In my judgment therefore the Applicant's counsel is correct when he says at p.19 of his submission of the 22nd of November 1996 that a decision or opinion of the Native Lands Commission would only qualify for protection under Section 100(4) (a) and (b) of the Constitution if it is not taken in breach of the principles of natural justice. Whether or not such principles have been breached in the present case is a question of fact which can only be decided after a hearing. I therefore intend to allow evidence to be called on the matter raised by the First Respondent in paragraph 40 of the affidavit of Nacanieli Nabukavou of the 23rd of August 1995 on the question of whether the Commission drew the attention of interested parties to the existence of the letters dated 19th April 1983 and 18th May 1983. If I am satisfied that it did then it seems to me that the Applicant may well have to fail in his application for judicial review.

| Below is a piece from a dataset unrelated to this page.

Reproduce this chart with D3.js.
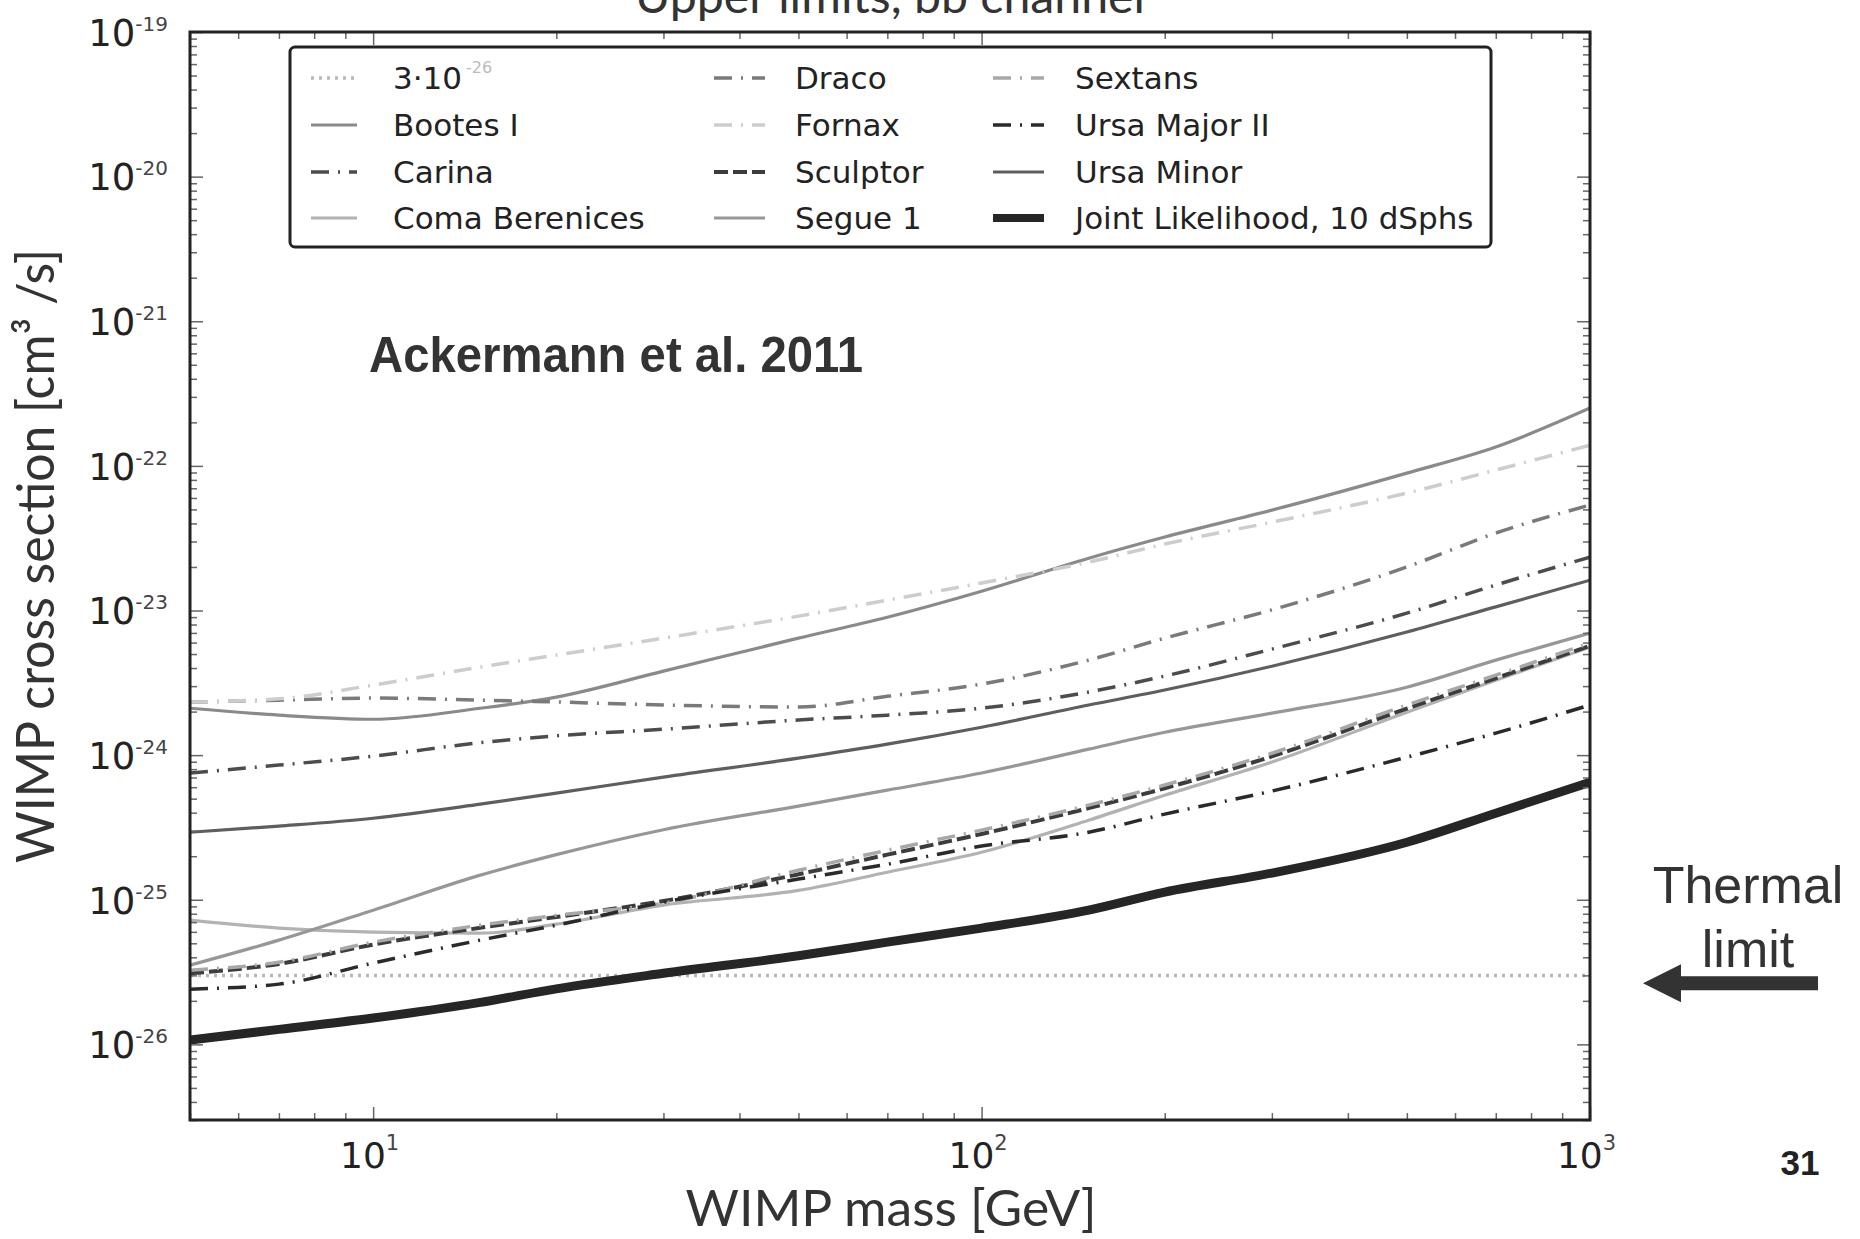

As to this however at this stage of course I express no concluded opinion. I shall fix a date for the hearing of such evidence on the delivery of this ruling.

John E. Byrne
JUDGE

Legislation and authorities referred to in ruling:

(1) Constitution of Fiji Section 100(4).

(2) Native Lands Act Cap. 133.

(3) Rules of High Court.

(4) Ratu Nacanieli Nava v. Native Lands Commission and Another Civil Appeal No. 55 of 1993 - unreported judgment of the Court of Appeal dated 11th November 1994.

(5) HBJ 0002 of 1995L Ratu Isireli Rokomatu Namulo v. Native Lands & Fisheries Commission and Four Others - unreported judgment of Lyons J. dated 4th December 1995.

(6) Ridge v. Baldwin [1963] UKHL 2; (1964) A.C. 40.

No other authorities were cited in argument.